Leaving the pictures aside, transcribe every line below exactly.
===== Raw data
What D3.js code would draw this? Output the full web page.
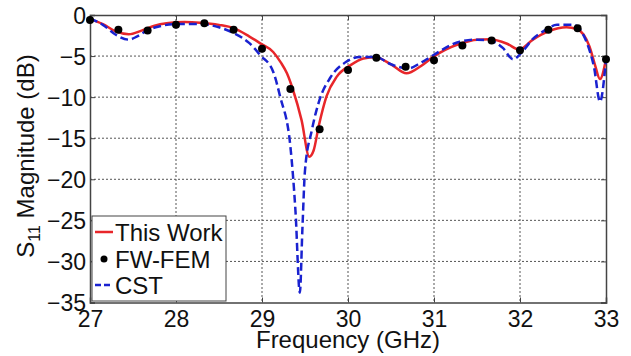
<!DOCTYPE html>
<html><head><meta charset="utf-8">
<script src="https://cdn.jsdelivr.net/npm/d3@7"></script>
<style>body{margin:0;background:#fff}svg{display:block}text{font-family:"Liberation Sans",Arial,sans-serif}</style>
</head><body><svg id="c" width="631" height="356"></svg>
<script>
const xTicks=[27,28,29,30,31,32,33];
const yTicks=[0,-5,-10,-15,-20,-25,-30,-35];
const thisWorkF=[27.00,27.15,27.30,27.45,27.60,27.75,27.89,28.10,28.28,28.50,28.67,28.85,28.98,29.13,29.22,29.29,29.36,29.46,29.55,29.60,29.66,29.75,29.87,30.03,30.18,30.32,30.50,30.68,30.85,30.99,31.30,31.50,31.65,31.85,31.99,32.15,32.33,32.54,32.66,32.81,32.87,32.93,33.00];
const thisWorkDB=[-0.5,-1.1,-2.0,-2.35,-1.9,-1.3,-1.0,-0.85,-0.93,-1.2,-1.6,-2.6,-3.45,-4.5,-5.8,-7.1,-9.1,-12.8,-17.25,-16.5,-13.5,-9.9,-7.5,-6.1,-5.3,-5.15,-6.0,-7.1,-6.2,-5.1,-3.5,-3.0,-2.96,-3.5,-4.2,-3.0,-2.0,-1.5,-1.7,-3.9,-6.0,-7.8,-5.4];
const femF=[27.00,27.33,27.67,28.00,28.33,28.67,29.00,29.33,29.67,30.00,30.33,30.67,31.00,31.33,31.67,32.00,32.33,32.67,33.00];
const femDB=[-0.6,-1.8,-1.9,-1.2,-1.0,-1.8,-4.1,-9.0,-13.9,-6.7,-5.2,-6.3,-5.5,-3.7,-3.1,-4.3,-1.8,-1.6,-5.4];
const cstF=[27.00,27.15,27.30,27.45,27.55,27.66,27.80,28.00,28.28,28.50,28.67,28.85,28.98,29.13,29.21,29.33,29.39,29.44,29.47,29.50,29.58,29.67,29.79,29.98,30.14,30.32,30.50,30.70,30.85,30.99,31.30,31.50,31.65,31.80,31.92,32.04,32.15,32.27,32.43,32.63,32.70,32.78,32.86,32.93,33.00];
const cstDB=[-0.4,-1.2,-2.4,-3.0,-2.6,-1.9,-1.4,-1.1,-1.1,-1.5,-2.2,-3.4,-4.9,-6.9,-9.9,-16.0,-24.0,-33.8,-26.0,-18.9,-14.0,-10.3,-7.7,-5.7,-5.1,-5.1,-6.0,-6.5,-5.8,-4.9,-3.25,-3.0,-3.1,-4.0,-5.4,-4.3,-2.9,-2.0,-1.2,-1.2,-1.8,-3.45,-6.3,-10.55,-5.4];
const legendLabels=["This Work","FW-FEM","CST"];

const svg=d3.select("#c");
const L=90,R=606,T=15,B=302.5;
const x=d3.scaleLinear().domain([27,33]).range([L,R]);
const y=d3.scaleLinear().domain([-35,0]).range([B,T]);
const axisCol="#444";

// grid
const g=svg.append("g");
g.selectAll(".gx").data(xTicks.slice(1,-1)).enter().append("line")
 .attr("x1",d=>x(d)).attr("x2",d=>x(d)).attr("y1",T).attr("y2",B)
 .attr("stroke","#555").attr("stroke-width",1).attr("stroke-dasharray","2,2");
g.selectAll(".gy").data(yTicks.slice(1,-1)).enter().append("line")
 .attr("y1",d=>y(d)).attr("y2",d=>y(d)).attr("x1",L).attr("x2",R)
 .attr("stroke","#555").attr("stroke-width",1).attr("stroke-dasharray","2,2");

// axes
const xa=svg.append("g").attr("transform",`translate(0,${B})`)
 .call(d3.axisBottom(x).tickValues(xTicks).tickSize(-5).tickPadding(7).tickFormat(d3.format("d")));
const xa2=svg.append("g").attr("transform",`translate(0,${T})`)
 .call(d3.axisTop(x).tickValues(xTicks).tickSize(-5).tickFormat(""));
const ya=svg.append("g").attr("transform",`translate(${L},0)`)
 .call(d3.axisLeft(y).tickValues(yTicks).tickSize(-5).tickPadding(4).tickFormat(d3.format("d")));
const ya2=svg.append("g").attr("transform",`translate(${R},0)`)
 .call(d3.axisRight(y).tickValues(yTicks).tickSize(-5).tickFormat(""));
[xa,xa2,ya,ya2].forEach(a=>{a.select(".domain").attr("stroke",axisCol).attr("stroke-width",1.5);a.selectAll(".tick line").attr("stroke",axisCol);});
xa.selectAll("text").attr("font-size",23).attr("fill","#111").attr("dy","0.74em");
ya.selectAll("text").attr("font-size",23).attr("fill","#111").attr("dy","0.36em");

// lines
const red=thisWorkF.map((f,i)=>[f,thisWorkDB[i]]);
const blue=cstF.map((f,i)=>[f,cstDB[i]]);
const line=d3.line().x(d=>x(d[0])).y(d=>y(d[1])).curve(d3.curveMonotoneX);
svg.append("path").datum(red).attr("d",line).attr("fill","none").attr("stroke","#e8262a").attr("stroke-width",2.5);
svg.append("path").datum(blue).attr("d",line).attr("fill","none").attr("stroke","#1a22d0").attr("stroke-width",2.5).attr("stroke-dasharray","8,4");
svg.selectAll(".dot").data(femF).enter().append("circle")
 .attr("cx",d=>x(d)).attr("cy",(d,i)=>y(femDB[i])).attr("r",4).attr("fill","#000");

// legend
const lg=svg.append("g");
lg.append("rect").attr("x",92).attr("y",216).attr("width",134).attr("height",85).attr("fill","#fff").attr("stroke","#444").attr("stroke-width",1);
const ly=[232,259,285];
lg.append("line").attr("x1",95).attr("x2",113).attr("y1",ly[0]).attr("y2",ly[0]).attr("stroke","#e8262a").attr("stroke-width",2.5);
lg.append("circle").attr("cx",104).attr("cy",ly[1]).attr("r",3.5).attr("fill","#000");
lg.append("line").attr("x1",95).attr("x2",113).attr("y1",ly[2]).attr("y2",ly[2]).attr("stroke","#1a22d0").attr("stroke-width",2.5).attr("stroke-dasharray","6,3");
lg.selectAll(".lt").data(legendLabels).enter().append("text")
 .attr("x",115).attr("y",(d,i)=>ly[i]).attr("dy","0.36em").attr("font-size",24).attr("fill","#111").text(d=>d);

// titles
svg.append("text").attr("x",348).attr("y",348).attr("text-anchor","middle").attr("font-size",24).attr("fill","#111").text("Frequency (GHz)");
const yt=svg.append("text").attr("transform","translate(34,156) rotate(-90)").attr("text-anchor","middle").attr("font-size",24).attr("fill","#111");
yt.append("tspan").text("S");
yt.append("tspan").attr("font-size",16).attr("dy",6).text("11");
yt.append("tspan").attr("dy",-6).text(" Magnitude (dB)");
</script></body></html>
==========
> **Finished task**:
What D3.js code would draw this? Output the full web page.
<!DOCTYPE html>
<html><head><meta charset="utf-8">
<script src="https://cdn.jsdelivr.net/npm/d3@7"></script>
<style>body{margin:0;background:#fff}svg{display:block}text{font-family:"Liberation Sans",Arial,sans-serif}</style>
</head><body><svg id="c" width="631" height="356"></svg>
<script>
const xTicks=[27,28,29,30,31,32,33];
const yTicks=[0,-5,-10,-15,-20,-25,-30,-35];
const thisWorkF=[27.00,27.15,27.30,27.45,27.60,27.75,27.89,28.10,28.28,28.50,28.67,28.85,28.98,29.13,29.22,29.29,29.36,29.46,29.55,29.60,29.66,29.75,29.87,30.03,30.18,30.32,30.50,30.68,30.85,30.99,31.30,31.50,31.65,31.85,31.99,32.15,32.33,32.54,32.66,32.81,32.87,32.93,33.00];
const thisWorkDB=[-0.5,-1.1,-2.0,-2.35,-1.9,-1.3,-1.0,-0.85,-0.93,-1.2,-1.6,-2.6,-3.45,-4.5,-5.8,-7.1,-9.1,-12.8,-17.25,-16.5,-13.5,-9.9,-7.5,-6.1,-5.3,-5.15,-6.0,-7.1,-6.2,-5.1,-3.5,-3.0,-2.96,-3.5,-4.2,-3.0,-2.0,-1.5,-1.7,-3.9,-6.0,-7.8,-5.4];
const femF=[27.00,27.33,27.67,28.00,28.33,28.67,29.00,29.33,29.67,30.00,30.33,30.67,31.00,31.33,31.67,32.00,32.33,32.67,33.00];
const femDB=[-0.6,-1.8,-1.9,-1.2,-1.0,-1.8,-4.1,-9.0,-13.9,-6.7,-5.2,-6.3,-5.5,-3.7,-3.1,-4.3,-1.8,-1.6,-5.4];
const cstF=[27.00,27.15,27.30,27.45,27.55,27.66,27.80,28.00,28.28,28.50,28.67,28.85,28.98,29.13,29.21,29.33,29.39,29.44,29.47,29.50,29.58,29.67,29.79,29.98,30.14,30.32,30.50,30.70,30.85,30.99,31.30,31.50,31.65,31.80,31.92,32.04,32.15,32.27,32.43,32.63,32.70,32.78,32.86,32.93,33.00];
const cstDB=[-0.4,-1.2,-2.4,-3.0,-2.6,-1.9,-1.4,-1.1,-1.1,-1.5,-2.2,-3.4,-4.9,-6.9,-9.9,-16.0,-24.0,-33.8,-26.0,-18.9,-14.0,-10.3,-7.7,-5.7,-5.1,-5.1,-6.0,-6.5,-5.8,-4.9,-3.25,-3.0,-3.1,-4.0,-5.4,-4.3,-2.9,-2.0,-1.2,-1.2,-1.8,-3.45,-6.3,-10.55,-5.4];
const legendLabels=["This Work","FW-FEM","CST"];

const svg=d3.select("#c");
const L=90,R=606,T=15,B=302.5;
const x=d3.scaleLinear().domain([27,33]).range([L,R]);
const y=d3.scaleLinear().domain([-35,0]).range([B,T]);
const axisCol="#444";

// grid
const g=svg.append("g");
g.selectAll(".gx").data(xTicks.slice(1,-1)).enter().append("line")
 .attr("x1",d=>x(d)).attr("x2",d=>x(d)).attr("y1",T).attr("y2",B)
 .attr("stroke","#555").attr("stroke-width",1).attr("stroke-dasharray","2,2");
g.selectAll(".gy").data(yTicks.slice(1,-1)).enter().append("line")
 .attr("y1",d=>y(d)).attr("y2",d=>y(d)).attr("x1",L).attr("x2",R)
 .attr("stroke","#555").attr("stroke-width",1).attr("stroke-dasharray","2,2");

// axes
const xa=svg.append("g").attr("transform",`translate(0,${B})`)
 .call(d3.axisBottom(x).tickValues(xTicks).tickSize(-5).tickPadding(7).tickFormat(d3.format("d")));
const xa2=svg.append("g").attr("transform",`translate(0,${T})`)
 .call(d3.axisTop(x).tickValues(xTicks).tickSize(-5).tickFormat(""));
const ya=svg.append("g").attr("transform",`translate(${L},0)`)
 .call(d3.axisLeft(y).tickValues(yTicks).tickSize(-5).tickPadding(4).tickFormat(d3.format("d")));
const ya2=svg.append("g").attr("transform",`translate(${R},0)`)
 .call(d3.axisRight(y).tickValues(yTicks).tickSize(-5).tickFormat(""));
[xa,xa2,ya,ya2].forEach(a=>{a.select(".domain").attr("stroke",axisCol).attr("stroke-width",1.5);a.selectAll(".tick line").attr("stroke",axisCol);});
xa.selectAll("text").attr("font-size",23).attr("fill","#111").attr("dy","0.74em");
ya.selectAll("text").attr("font-size",23).attr("fill","#111").attr("dy","0.36em");

// lines
const red=thisWorkF.map((f,i)=>[f,thisWorkDB[i]]);
const blue=cstF.map((f,i)=>[f,cstDB[i]]);
const line=d3.line().x(d=>x(d[0])).y(d=>y(d[1])).curve(d3.curveMonotoneX);
svg.append("path").datum(red).attr("d",line).attr("fill","none").attr("stroke","#e8262a").attr("stroke-width",2.5);
svg.append("path").datum(blue).attr("d",line).attr("fill","none").attr("stroke","#1a22d0").attr("stroke-width",2.5).attr("stroke-dasharray","8,4");
svg.selectAll(".dot").data(femF).enter().append("circle")
 .attr("cx",d=>x(d)).attr("cy",(d,i)=>y(femDB[i])).attr("r",4).attr("fill","#000");

// legend
const lg=svg.append("g");
lg.append("rect").attr("x",92).attr("y",216).attr("width",134).attr("height",85).attr("fill","#fff").attr("stroke","#444").attr("stroke-width",1);
const ly=[232,259,285];
lg.append("line").attr("x1",95).attr("x2",113).attr("y1",ly[0]).attr("y2",ly[0]).attr("stroke","#e8262a").attr("stroke-width",2.5);
lg.append("circle").attr("cx",104).attr("cy",ly[1]).attr("r",3.5).attr("fill","#000");
lg.append("line").attr("x1",95).attr("x2",113).attr("y1",ly[2]).attr("y2",ly[2]).attr("stroke","#1a22d0").attr("stroke-width",2.5).attr("stroke-dasharray","6,3");
lg.selectAll(".lt").data(legendLabels).enter().append("text")
 .attr("x",115).attr("y",(d,i)=>ly[i]).attr("dy","0.36em").attr("font-size",24).attr("fill","#111").text(d=>d);

// titles
svg.append("text").attr("x",348).attr("y",348).attr("text-anchor","middle").attr("font-size",24).attr("fill","#111").text("Frequency (GHz)");
const yt=svg.append("text").attr("transform","translate(34,156) rotate(-90)").attr("text-anchor","middle").attr("font-size",24).attr("fill","#111");
yt.append("tspan").text("S");
yt.append("tspan").attr("font-size",16).attr("dy",6).text("11");
yt.append("tspan").attr("dy",-6).text(" Magnitude (dB)");
</script></body></html>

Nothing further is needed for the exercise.